08: Log Management and Compliance
(Secure Log Storage, ISO 27001).
Different businesses have different compliance rules.
Banking has a whole regularity system and different compliance requirements that are very different to say security requirements within healthcare. But whatever your compliance requirements are, controlling the users, the logs and the security is crucial to meet compliance requirements, because they are ordered accordingly.
Compliance with ISO/IEC 27001, as part of MDR, is an easy and efficient way to conform with regulations regarding data protection, information security & cyber security. Particularly with concerns to handling financial, personal, and client-sensitive information.
And having the ability to look at some logs from a year ago, with the intelligence that you have today, is not only unbeatable, but necessary.
The first thing to note is that the incident management process should not be focused on firing alerts at customers. Such a system hinders, rather than helps. The important thing is to prioritise and action the most crucial elements first. No security company wants to be an ambulance service.
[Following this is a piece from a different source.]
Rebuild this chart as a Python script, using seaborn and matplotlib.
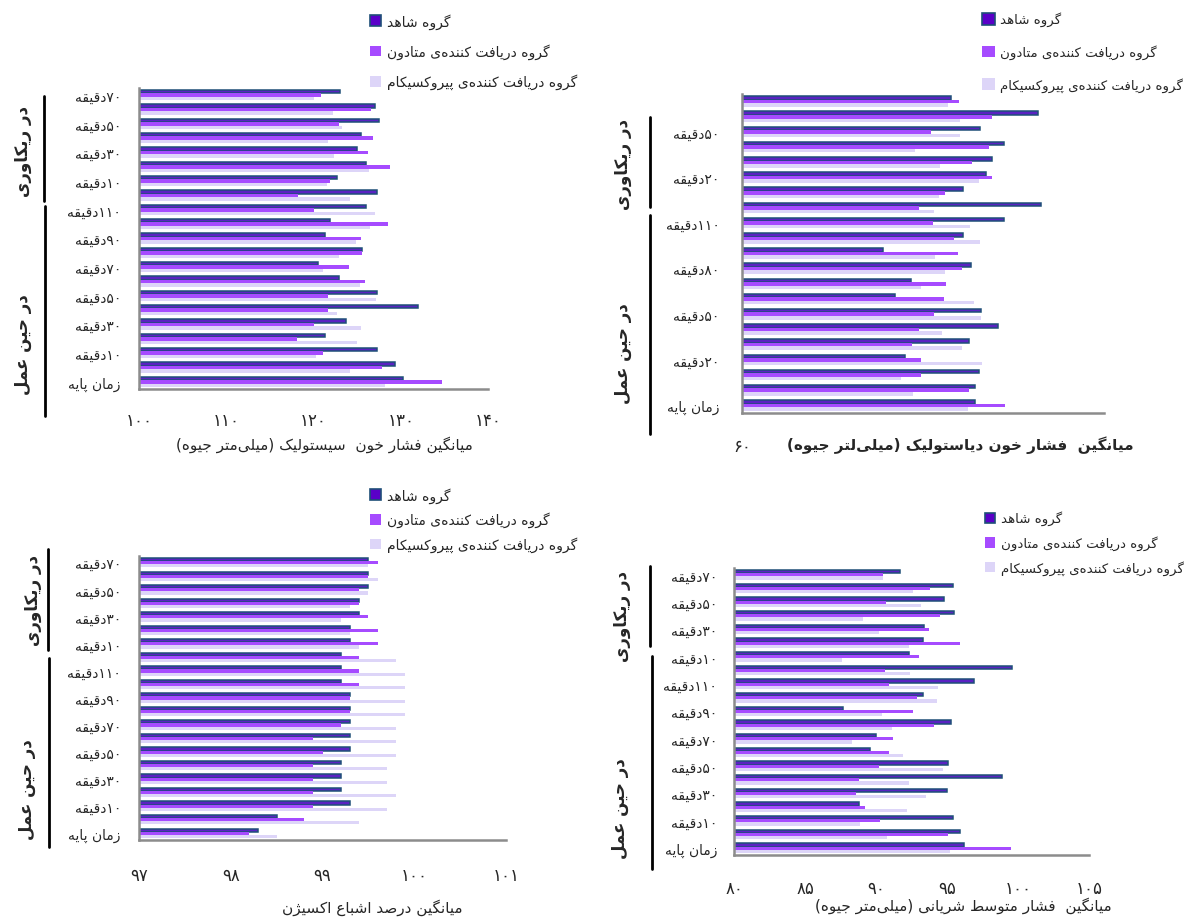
import re
import numpy as np
import pandas as pd
import matplotlib
matplotlib.use("Agg")
import matplotlib.pyplot as plt
import seaborn as sns
from matplotlib.lines import Line2D
from matplotlib.patches import Patch

W, H = 1190, 920

# arabic presentation forms: isolated, final, initial, medial
FORMS = {
    "ا": ("\uFE8D", "\uFE8E", None, None),
    "آ": ("\uFE81", "\uFE82", None, None),
    "ب": ("\uFE8F", "\uFE90", "\uFE91", "\uFE92"),
    "پ": ("\uFB56", "\uFB57", "\uFB58", "\uFB59"),
    "ت": ("\uFE95", "\uFE96", "\uFE97", "\uFE98"),
    "ج": ("\uFE9D", "\uFE9E", "\uFE9F", "\uFEA0"),
    "ح": ("\uFEA1", "\uFEA2", "\uFEA3", "\uFEA4"),
    "خ": ("\uFEA5", "\uFEA6", "\uFEA7", "\uFEA8"),
    "د": ("\uFEA9", "\uFEAA", None, None),
    "ر": ("\uFEAD", "\uFEAE", None, None),
    "ز": ("\uFEAF", "\uFEB0", None, None),
    "ژ": ("\uFB8A", "\uFB8B", None, None),
    "س": ("\uFEB1", "\uFEB2", "\uFEB3", "\uFEB4"),
    "ش": ("\uFEB5", "\uFEB6", "\uFEB7", "\uFEB8"),
    "ص": ("\uFEB9", "\uFEBA", "\uFEBB", "\uFEBC"),
    "ط": ("\uFEC1", "\uFEC2", "\uFEC3", "\uFEC4"),
    "ع": ("\uFEC9", "\uFECA", "\uFECB", "\uFECC"),
    "ف": ("\uFED1", "\uFED2", "\uFED3", "\uFED4"),
    "ق": ("\uFED5", "\uFED6", "\uFED7", "\uFED8"),
    "ک": ("\uFB8E", "\uFB8F", "\uFB90", "\uFB91"),
    "ك": ("\uFB8E", "\uFB8F", "\uFB90", "\uFB91"),
    "گ": ("\uFB92", "\uFB93", "\uFB94", "\uFB95"),
    "ل": ("\uFEDD", "\uFEDE", "\uFEDF", "\uFEE0"),
    "م": ("\uFEE1", "\uFEE2", "\uFEE3", "\uFEE4"),
    "ن": ("\uFEE5", "\uFEE6", "\uFEE7", "\uFEE8"),
    "و": ("\uFEED", "\uFEEE", None, None),
    "ه": ("\uFEE9", "\uFEEA", "\uFEEB", "\uFEEC"),
    "ی": ("\uFBFC", "\uFBFD", "\uFBFE", "\uFBFF"),
    "ي": ("\uFBFC", "\uFBFD", "\uFBFE", "\uFBFF"),
}
DIGITS = "0-9\u06F0-\u06F9"


def fa(text):
    # shape persian letters and put them in visual (left to right) order
    out = []
    for i, c in enumerate(text):
        if c not in FORMS:
            out.append("" if c == "\u200c" else c)
            continue
        prev = text[i - 1] if i > 0 else ""
        nxt = text[i + 1] if i + 1 < len(text) else ""
        join_prev = prev in FORMS and FORMS[prev][2] is not None
        join_next = FORMS[c][2] is not None and nxt in FORMS
        iso, fin, ini, med = FORMS[c]
        if join_prev and join_next:
            out.append(med)
        elif join_prev:
            out.append(fin)
        elif join_next:
            out.append(ini)
        else:
            out.append(iso)
    runs = re.findall(f"[{DIGITS}]+|[^{DIGITS}]+", "".join(out))
    mirror = str.maketrans("()", ")(")
    vis = []
    for r in runs[::-1]:
        if re.fullmatch(f"[{DIGITS}]+", r):
            vis.append(r)
        else:
            vis.append(r[::-1].translate(mirror))
    return "".join(vis)


def fa_num(n):
    return str(n).translate(str.maketrans("0123456789", "۰۱۲۳۴۵۶۷۸۹"))


# categories, bottom (baseline) to top (recovery 70 min)
intraop_times = ["زمان پایه"] + [fa_num(m) + "دقیقه" for m in [5, 10, 20, 30, 40, 50, 60, 70, 80, 90, 100, 110]]
recovery_times = [fa_num(m) + "دقیقه" for m in [0, 10, 20, 30, 40, 50, 60, 70]]
time_labels = intraop_times + recovery_times
time_keys = ["op " + t for t in intraop_times] + ["rec " + t for t in recovery_times]

groups = ["گروه شاهد", "گروه دریافت کننده\u200cی متادون", "گروه دریافت کننده\u200cی پیروکسیکام"]

# systolic blood pressure
sbp_control = [130.3, 129.3, 127.3, 121.3, 123.7, 132.0, 127.3, 122.9, 120.5, 125.6, 121.3,
               121.9, 126.0, 127.3, 122.7, 126.0, 125.0, 125.5, 127.5, 127.0, 123.0]
sbp_methadone = [134.7, 127.9, 121.1, 118.1, 120.1, 121.7, 121.7, 125.9, 124.1, 125.6, 125.4,
                 128.5, 120.1, 118.2, 121.9, 128.8, 126.3, 126.8, 122.9, 126.6, 120.9]
sbp_piroxicam = [128.2, 124.2, 120.3, 125.0, 125.4, 122.7, 127.2, 125.3, 121.1, 122.9, 124.9,
                 126.5, 127.1, 124.2, 121.6, 126.4, 122.3, 121.7, 123.3, 122.2, 120.1]

# diastolic blood pressure
dbp_control = [79.3, 79.3, 79.6, 73.5, 78.8, 81.2, 79.8, 72.7, 74.0, 79.0, 71.7,
               78.3, 81.7, 84.8, 78.3, 80.2, 80.7, 81.7, 79.7, 84.5, 77.3]
dbp_methadone = [81.8, 78.8, 74.8, 74.8, 74.1, 74.7, 75.9, 76.7, 76.9, 78.2, 77.9,
                 77.6, 75.8, 74.7, 76.8, 80.7, 79.1, 80.5, 75.7, 80.7, 78.0]
dbp_piroxicam = [78.7, 74.2, 73.2, 79.9, 78.2, 76.6, 79.8, 79.2, 74.8, 76.8, 76.0,
                 79.7, 78.9, 75.9, 76.3, 79.6, 76.4, 74.3, 78.1, 78.1, 77.1]

# oxygen saturation
spo2_control = [98.3, 98.5, 99.3, 99.2, 99.2, 99.2, 99.3, 99.3, 99.3, 99.3, 99.3,
                99.2, 99.2, 99.2, 99.3, 99.3, 99.4, 99.4, 99.5, 99.5, 99.5]
spo2_methadone = [98.2, 98.8, 98.9, 98.9, 98.9, 98.9, 99.0, 98.9, 99.2, 99.3, 99.3,
                  99.4, 99.4, 99.4, 99.6, 99.6, 99.5, 99.4, 99.4, 99.5, 99.6]
spo2_piroxicam = [98.5, 99.4, 99.7, 99.8, 99.7, 99.7, 99.8, 99.8, 99.8, 99.9, 99.9,
                  99.9, 99.9, 99.8, 99.4, 99.3, 99.2, 99.3, 99.5, 99.6, 99.5]

# mean arterial pressure
map_control = [96.2, 95.9, 95.4, 88.8, 95.0, 98.9, 95.1, 89.6, 90.0, 95.3, 87.7,
               93.3, 96.9, 99.6, 92.3, 93.3, 93.4, 95.5, 94.8, 95.4, 91.7]
map_methadone = [99.5, 95.1, 90.3, 89.2, 88.6, 88.8, 90.2, 90.9, 91.2, 94.1, 92.6,
                 92.9, 90.9, 90.6, 93.0, 95.9, 93.7, 94.5, 90.7, 93.8, 90.5]
map_piroxicam = [95.2, 90.8, 88.9, 92.2, 93.5, 92.3, 94.7, 91.9, 88.3, 91.1, 90.4,
                 94.3, 94.4, 92.4, 87.6, 92.3, 90.2, 89.1, 93.2, 92.6, 90.5]

colors = ["#5a22c2", "#a64bff", "#ddd5f8"]
dark_edge = "#1f4f78"
axis_gray = "#8c8c8c"

sns.set_style("white")
plt.rcParams["font.family"] = ["DejaVu Sans"]

fig = plt.figure(figsize=(W / 100, H / 100), dpi=100)


def px_axes(left, top, right, bottom):
    return fig.add_axes([left / W, 1 - bottom / H, (right - left) / W, (bottom - top) / H])


def draw_panel(ax, series, xlim, xticks, label_step, xpad, ypad, xlabels=None):
    df = pd.DataFrame({"time": time_keys})
    for g, vals in zip(groups, series):
        df[g] = vals
    long = df.melt(id_vars="time", var_name="group", value_name="value")
    sns.barplot(data=long, x="value", y="time", hue="group", order=time_keys[::-1],
                hue_order=groups, palette=colors, orient="h", width=0.7, saturation=1,
                errorbar=None, legend=False, ax=ax)
    for i, cont in enumerate(ax.containers):
        for bar in cont:
            if i == 0:
                bar.set_edgecolor(dark_edge)
                bar.set_linewidth(1.1)
            else:
                bar.set_linewidth(0)
    ax.set_xlim(*xlim)
    ax.set_ylim(len(time_keys) - 0.5, -0.5)
    n = len(time_keys)
    shown = list(range(0, n, label_step))
    ax.set_yticks([n - 1 - i for i in shown], labels=[fa(time_labels[i]) for i in shown])
    ax.set_yticks(np.arange(-0.5, n, 1), minor=True)
    if xlabels is None:
        xlabels = [fa_num(t) for t in xticks]
    ax.set_xticks(xticks, labels=xlabels)
    ax.tick_params(axis="y", which="major", length=0, pad=ypad, labelsize=10)
    ax.tick_params(axis="y", which="minor", length=5, width=1.5, color=axis_gray, direction="out")
    ax.tick_params(axis="x", length=5, width=1.5, color=axis_gray, direction="out",
                   pad=xpad, labelsize=12)
    ax.set_xlabel("")
    ax.set_ylabel("")
    sns.despine(ax=ax)
    for side in ["left", "bottom"]:
        ax.spines[side].set_color(axis_gray)
        ax.spines[side].set_linewidth(1.8)
    ax.set_facecolor("white")


def add_legend(ax, x, y, spacing, size, fontsize=10):
    handles = [Patch(facecolor="#5a00c8", edgecolor=dark_edge, linewidth=1.2),
               Patch(facecolor=colors[1], edgecolor="none"),
               Patch(facecolor=colors[2], edgecolor="none")]
    ax.legend(handles, [fa(g) for g in groups], loc="upper left",
              bbox_to_anchor=(x / W, 1 - y / H), bbox_transform=fig.transFigure,
              frameon=False, borderpad=0, handlelength=size, handleheight=size,
              handletextpad=0.4, labelspacing=spacing, fontsize=fontsize)


def add_bracket(x, y0, y1, tx, ty, text):
    fig.add_artist(Line2D([x / W, x / W], [1 - y0 / H, 1 - y1 / H], transform=fig.transFigure,
                          color="black", linewidth=2))
    fig.text(tx / W, 1 - ty / H, fa(text), rotation=90, ha="center", va="center",
             fontsize=12, fontweight="bold")


def add_xlabel(x, y, text, bold=False):
    kw = dict(ha="center", va="center", fontsize=11)
    if bold:
        kw.update(fontweight="bold")
    fig.text(x / W, 1 - y / H, fa(text), **kw)


# top left: systolic
ax1 = px_axes(139, 89, 488, 390)
draw_panel(ax1, [sbp_control, sbp_methadone, sbp_piroxicam], (100, 140), [100, 110, 120, 130, 140], 2, 11, 13)
add_legend(ax1, 363, 7, 1.05, 0.8)
add_bracket(44, 97, 202, 23, 152, "در ریکاوری")
add_bracket(45, 207, 417, 23, 345, "در حین عمل")
add_xlabel(324, 445, "میانگین فشار خون  سیستولیک (میلی\u200cمتر جیوه)")

# top right: diastolic (only the first tick value is readable; the label covers the rest)
ax2 = px_axes(742, 95, 1104, 414)
draw_panel(ax2, [dbp_control, dbp_methadone, dbp_piroxicam], (60, 90), [60, 70, 80, 90], 3, 12, 16,
           xlabels=[fa_num(60), "", "", ""])
add_legend(ax2, 975, 6, 1.35, 1.0, fontsize=9.6)
add_bracket(650, 118, 208, 623, 165, "در ریکاوری")
add_bracket(650, 216, 435, 623, 354, "در حین عمل")
add_xlabel(960, 445, "میانگین  فشار خون دیاستولیک (میلی\u200cلتر جیوه)", bold=True)

# bottom left: oxygen saturation
ax3 = px_axes(139, 557, 506, 841)
draw_panel(ax3, [spo2_control, spo2_methadone, spo2_piroxicam], (97, 101), [97, 98, 99, 100, 101], 2, 14, 13)
add_legend(ax3, 363, 481, 0.65, 0.8)
add_bracket(48, 550, 651, 33, 601, "در ریکاوری")
add_bracket(49, 659, 848, 27, 790, "در حین عمل")
add_xlabel(372, 908, "میانگین درصد اشباع اکسیژن")

# bottom right: mean arterial pressure
ax4 = px_axes(734, 569, 1089, 856)
draw_panel(ax4, [map_control, map_methadone, map_piroxicam], (80, 105), [80, 85, 90, 95, 100, 105], 2, 12, 12)
add_legend(ax4, 978, 505, 0.75, 0.8, fontsize=9.6)
add_bracket(650, 567, 647, 622, 616, "در ریکاوری")
add_bracket(652, 657, 870, 620, 809, "در حین عمل")
add_xlabel(963, 906, "میانگین  فشار متوسط شریانی (میلی\u200cمتر جیوه)")

fig.savefig("out.png", dpi=100, facecolor="white")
Whereas if you identify risks, and see where there is a rogue connection that needs to be hardened on say, a firewall, or if there is a large number of authentication failures that should not be there, then you can present these issues, via visualisations, back to the business to action.
The key thing here is to operationalise security and prioritise tasks. The ability to detect the one hundred tasks in front of you, and then be able to categorise these tasks so you know which three are your top priority for the day, is what the MDR service provides.
Regardless of how good your internal team may be, the experts within security operation centres are the ones with their eyes on the glass, who can rank issues, order and separate the major events from the minor concerns. By dealing with issues that are a high priority first, you deal with the challenges that have the biggest impact on closing out security loopholes and protecting your organisation.